Data shown ->

____

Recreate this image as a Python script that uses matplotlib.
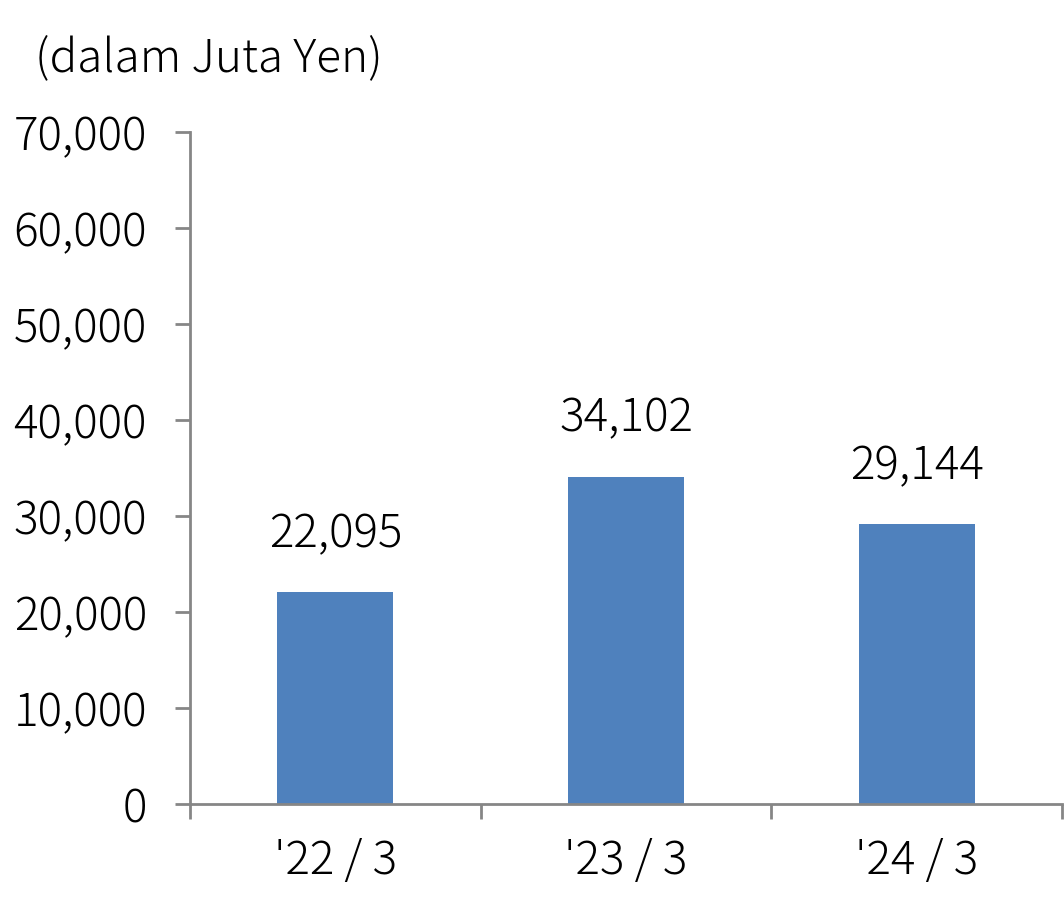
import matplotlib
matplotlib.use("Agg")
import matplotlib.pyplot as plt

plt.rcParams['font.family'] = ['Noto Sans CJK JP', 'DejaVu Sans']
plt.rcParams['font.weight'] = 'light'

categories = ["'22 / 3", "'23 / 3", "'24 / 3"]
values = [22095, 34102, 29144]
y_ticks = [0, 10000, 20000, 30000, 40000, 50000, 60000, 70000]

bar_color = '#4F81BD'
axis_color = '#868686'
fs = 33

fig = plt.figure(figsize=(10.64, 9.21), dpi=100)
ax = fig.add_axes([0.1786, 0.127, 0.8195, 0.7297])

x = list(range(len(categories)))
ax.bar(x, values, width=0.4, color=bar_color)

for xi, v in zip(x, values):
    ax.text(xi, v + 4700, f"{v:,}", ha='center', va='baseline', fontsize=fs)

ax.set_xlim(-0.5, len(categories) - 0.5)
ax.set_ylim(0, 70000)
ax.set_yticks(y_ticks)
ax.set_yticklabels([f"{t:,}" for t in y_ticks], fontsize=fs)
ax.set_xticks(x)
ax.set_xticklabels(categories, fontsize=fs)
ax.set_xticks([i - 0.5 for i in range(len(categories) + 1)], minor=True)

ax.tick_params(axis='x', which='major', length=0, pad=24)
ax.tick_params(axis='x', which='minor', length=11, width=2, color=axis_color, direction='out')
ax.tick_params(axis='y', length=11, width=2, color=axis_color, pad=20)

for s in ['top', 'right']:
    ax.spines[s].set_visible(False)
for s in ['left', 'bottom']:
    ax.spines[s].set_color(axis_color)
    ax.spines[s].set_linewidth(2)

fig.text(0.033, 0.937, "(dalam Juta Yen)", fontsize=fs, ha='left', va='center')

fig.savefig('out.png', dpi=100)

____

Aim of the exercise ->
Skip the pictures, please, and transcribe only the lines from the beginning of the material through the one that contains "plt.rcParams['font.weight'] = 'light'".

Solution for this problem ->
Recreate this image as a Python script that uses matplotlib.
import matplotlib
matplotlib.use("Agg")
import matplotlib.pyplot as plt

plt.rcParams['font.family'] = ['Noto Sans CJK JP', 'DejaVu Sans']
plt.rcParams['font.weight'] = 'light'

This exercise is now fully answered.